“For sure, something was wrong with my swing right-handed. I can still hit left-handed, there’s no question about it. I feel like I can. I felt like, toward the end, I wasn’t given a chance to do it to come out of the slump right-handed, but I felt good left-handed all year.”
Now, take a look at this chart:
This chart illustrates Jorge's lefty and righty splits for each season. The measurement used is weighted on-base percentage (wOBA). The wOBA values in the chart contains 2 adjustments:
- Since major league hitting was higher in most of Jorge's career than in his last couple of seasons, wOBA is adjusted to the 2011 AL run-scoring environment.
- Since the new Yankee Stadium is friendlier to run-scoring than the old, wOBA is adjusted to neutralize this consideration.

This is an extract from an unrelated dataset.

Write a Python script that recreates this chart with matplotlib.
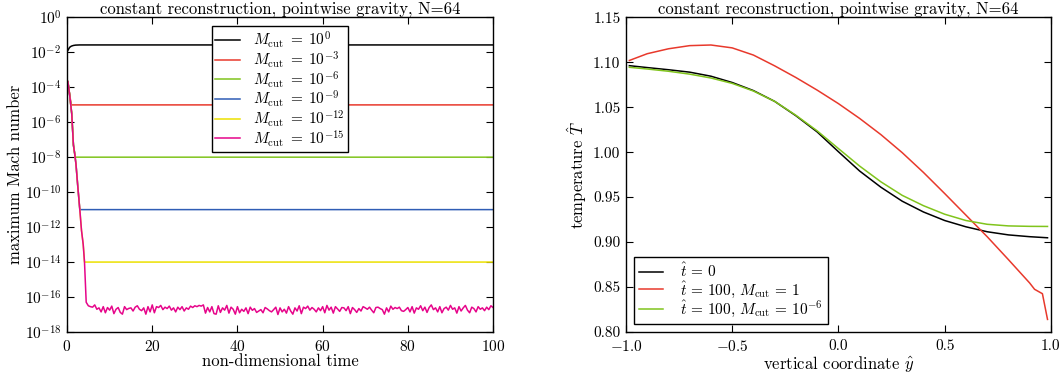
import numpy as np
import matplotlib
matplotlib.use("Agg")
import matplotlib.pyplot as plt

plt.rcParams.update({
    "font.family": "serif",
    "font.serif": ["cmr10", "DejaVu Serif"],
    "mathtext.fontset": "cm",
    "axes.formatter.use_mathtext": True,
    "font.size": 11,
    "axes.linewidth": 1.0,
    "xtick.direction": "in",
    "ytick.direction": "in",
    "xtick.top": True,
    "ytick.right": True,
    "xtick.major.size": 5,
    "ytick.major.size": 5,
    "xtick.major.pad": 5,
    "ytick.major.pad": 4,
})

# ---------------- left panel data (log10 of max Mach number) ----------------
black_t = [0.0, 0.3, 0.6, 1.0, 1.5, 2.0, 3.0, 100.0]
black_logM = [-1.97, -1.85, -1.72, -1.65, -1.61, -1.59, -1.58, -1.58]

red_t = [0.2, 0.6, 1.0, 100.0]
red_logM = [-3.68, -4.4, -5.01, -5.01]

green_t = [0.2, 0.6, 1.1, 1.5, 1.8, 1.95, 100.0]
green_logM = [-3.68, -4.4, -5.5, -7.3, -7.8, -8.0, -8.0]

blue_t = [0.2, 0.6, 1.1, 1.5, 1.8, 2.1, 2.5, 3.0, 100.0]
blue_logM = [-3.68, -4.4, -5.5, -7.3, -7.8, -8.4, -9.6, -11.0, -11.0]

yellow_t = [0.2, 0.6, 1.1, 1.5, 1.8, 2.1, 2.5, 3.0, 3.4, 3.8, 4.1, 100.0]
yellow_logM = [-3.68, -4.4, -5.5, -7.3, -7.8, -8.4, -9.6, -11.0, -12.2, -13.0, -14.0, -14.0]

pink_drop_t = [0.2, 0.6, 1.1, 1.5, 1.8, 2.1, 2.5, 3.0, 3.4, 3.8, 4.1, 4.5]
pink_drop_logM = [-3.68, -4.4, -5.5, -7.3, -7.8, -8.4, -9.6, -11.0, -12.2, -13.0, -14.0, -16.3]

pink_noise_t = list(np.arange(5.0, 100.01, 0.5))
pink_noise_logM = [
    -16.50, -16.55, -16.58, -16.45, -16.70, -16.62, -16.85, -16.55, -16.90, -16.60,
    -16.75, -16.52, -16.95, -16.70, -16.60, -16.88, -16.98, -16.55, -16.72, -16.65,
    -16.62, -16.80, -16.58, -16.50, -16.70, -16.78, -16.62, -16.98, -16.55, -16.85,
    -16.45, -16.90, -16.55, -16.60, -16.48, -16.72, -16.58, -16.66, -16.52, -16.75,
    -16.62, -16.85, -16.58, -16.72, -16.55, -16.80, -16.62, -16.70, -16.52, -16.60,
    -16.50, -16.55, -16.48, -16.52, -16.45, -16.92, -16.60, -16.85, -16.55, -16.95,
    -16.98, -16.50, -16.88, -16.62, -16.75, -16.48, -16.92, -16.58, -16.70, -16.98,
    -16.55, -16.90, -16.70, -16.82, -16.62, -16.95, -16.58, -16.76, -16.66, -16.88,
    -16.80, -16.72, -16.90, -16.60, -16.68, -16.78, -16.85, -16.72, -16.58, -17.00,
    -16.62, -16.85, -16.70, -16.92, -16.55, -16.80, -16.98, -16.62, -16.80, -16.50,
    -16.95, -16.58, -16.66, -16.52, -16.75, -16.60, -16.70, -16.85, -16.62, -16.78,
    -16.55, -16.90, -16.48, -16.75, -16.58, -16.92, -16.55, -16.68, -16.82, -16.60,
    -16.62, -16.78, -16.55, -16.95, -16.60, -16.72, -16.88, -16.66, -16.80, -16.55,
    -16.62, -16.70, -16.58, -16.75, -16.90, -16.60, -16.58, -16.66, -16.72, -16.98,
    -16.62, -16.85, -16.52, -16.70, -16.60, -16.66, -16.58, -16.78, -16.82, -16.72,
    -16.60, -16.85, -16.55, -16.92, -16.62, -16.70, -16.50, -16.78, -16.58, -16.88,
    -16.60, -16.45, -16.72, -16.62, -16.85, -16.55, -16.90, -16.66, -16.58, -16.75,
    -16.48, -16.70, -16.62, -16.92, -16.55, -16.80, -16.62, -16.48, -16.75, -16.90,
    -16.58, -16.66, -16.85, -16.55, -16.70, -16.62, -16.78, -16.58, -16.72, -16.50,
    -16.60,
]

left_labels = [r"$M_{\mathrm{cut}}\;=\;10^{0}$", r"$M_{\mathrm{cut}}\;=\;10^{-3}$",
               r"$M_{\mathrm{cut}}\;=\;10^{-6}$", r"$M_{\mathrm{cut}}\;=\;10^{-9}$",
               r"$M_{\mathrm{cut}}\;=\;10^{-12}$", r"$M_{\mathrm{cut}}\;=\;10^{-15}$"]
left_colors = ["#000000", "#e8392c", "#80c41c", "#2f5db5", "#ece000", "#e6058a"]

# ---------------- right panel data (temperature profiles) ----------------
y_grid = [-0.984, -0.9, -0.8, -0.7, -0.6, -0.5, -0.4, -0.3, -0.2, -0.1, 0.0,
          0.1, 0.2, 0.3, 0.4, 0.5, 0.6, 0.7, 0.8, 0.9, 0.984]
T_initial = [1.0962, 1.0941, 1.0917, 1.0890, 1.0845, 1.0775, 1.0685, 1.0565, 1.0405,
             1.0225, 1.0005, 0.9790, 0.9610, 0.9455, 0.9335, 0.9240, 0.9170, 0.9115,
             0.9080, 0.9060, 0.9048]
T_cut1e6 = [1.0944, 1.0925, 1.0900, 1.0868, 1.0825, 1.0765, 1.0680, 1.0565, 1.0410,
            1.0237, 1.0040, 0.9845, 0.9670, 0.9520, 0.9405, 0.9310, 0.9240, 0.9198,
            0.9180, 0.9175, 0.9174]
y_red = [-0.984, -0.9, -0.8, -0.7, -0.6, -0.5, -0.4, -0.3, -0.2, -0.1, 0.0,
         0.1, 0.2, 0.3, 0.4, 0.5, 0.6, 0.7, 0.8, 0.9, 0.923, 0.96, 0.984]
T_cut1 = [1.1020, 1.1095, 1.1150, 1.1185, 1.1192, 1.1160, 1.1080, 1.0960, 1.0830,
          1.0690, 1.0540, 1.0375, 1.0195, 0.9995, 0.9775, 0.9540, 0.9300, 0.9060,
          0.8805, 0.8545, 0.8475, 0.8426, 0.8140]
right_labels = [r"$\hat{t}\,=\,0$", r"$\hat{t}\,=\,100,\,M_{\mathrm{cut}}\,=\,1$",
                r"$\hat{t}\,=\,100,\,M_{\mathrm{cut}}\,=\,10^{-6}$"]
right_colors = ["#000000", "#e8392c", "#80c41c"]

title = "constant reconstruction, pointwise gravity, N=64"

fig = plt.figure(figsize=(10.64, 3.78), dpi=100)
ax1 = fig.add_axes([0.063, 0.1217, 0.4004, 0.8325])
ax2 = fig.add_axes([0.5883, 0.1217, 0.3994, 0.8325])

left_series = [(black_t, black_logM), (red_t, red_logM), (green_t, green_logM),
               (blue_t, blue_logM), (yellow_t, yellow_logM),
               (pink_drop_t + pink_noise_t, pink_drop_logM + pink_noise_logM)]
for (t, lm), lab, c in zip(left_series, left_labels, left_colors):
    ax1.plot(t, 10.0 ** np.array(lm), color=c, lw=1.1, label=lab)
ax1.set_yscale("log")
ax1.set_xlim(0, 100)
ax1.set_ylim(1e-18, 1e0)
ax1.set_yticks([10.0 ** (-k) for k in range(0, 19, 2)])
ax1.yaxis.set_minor_locator(matplotlib.ticker.NullLocator())
ax1.set_xticks([0, 20, 40, 60, 80, 100])
ax1.set_xlabel("non-dimensional time", fontsize=12, labelpad=0)
ax1.set_ylabel("maximum Mach number", fontsize=12, labelpad=1)
ax1.set_title(title, fontsize=12, pad=2)
leg1 = ax1.legend(loc="upper center", fancybox=False, framealpha=1, edgecolor="black",
                  fontsize=11, handlelength=1.6, handletextpad=0.9, borderpad=0.2,
                  labelspacing=-0.07, borderaxespad=0.6)
leg1.get_frame().set_linewidth(1.0)

ax2.plot(y_grid, T_initial, color=right_colors[0], lw=1.1, label=right_labels[0])
ax2.plot(y_red, T_cut1, color=right_colors[1], lw=1.1, label=right_labels[1])
ax2.plot(y_grid, T_cut1e6, color=right_colors[2], lw=1.1, label=right_labels[2])
ax2.set_xlim(-1, 1)
ax2.set_ylim(0.80, 1.15)
ax2.set_xticks([-1.0, -0.5, 0.0, 0.5, 1.0])
ax2.set_yticks([0.80, 0.85, 0.90, 0.95, 1.00, 1.05, 1.10, 1.15])
ax2.yaxis.set_major_formatter(matplotlib.ticker.FormatStrFormatter("%.2f"))
ax2.xaxis.set_major_formatter(matplotlib.ticker.FuncFormatter(
    lambda v, p: ("$-$" if v < 0 else "") + "%.1f" % abs(v) if abs(v) > 1e-9 else "0.0"))
ax2.set_xlabel(r"vertical coordinate $\hat{y}$", fontsize=12, labelpad=0)
ax2.set_ylabel(r"temperature $\hat{T}$", fontsize=12, labelpad=3)
ax2.set_title(title, fontsize=12, pad=2)
leg2 = ax2.legend(loc="lower left", fancybox=False, framealpha=1, edgecolor="black",
                  fontsize=11, handlelength=1.6, handletextpad=1.1, borderpad=0.3,
                  labelspacing=-0.07, borderaxespad=0.55)
leg2.get_frame().set_linewidth(1.0)

fig.savefig("out.png", dpi=100)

The flaw with all these judgements has been this: in 2011 Posada had only 71 right-handed plate appearances (PAs). In other words, all these pronouncements were based on ridiculously small sample sizes. 71 appearances represents about 2.5 weeks worth of games; and these judgements have been proliferating since May, when Jorge had in the range of 25-30 plate appearances. Horrendous streaks over a period of 71 PAs routinely happen; thus sound baseball analysis has to view this as a slump, as Jorge mentioned, and nothing more than that.
Since Posada has retired, we'll never know with certainty whether his righty hitting would have bounced back in 2012. But since Jorge referred to this angle in his press conference, it seems worthwhile to back up his point.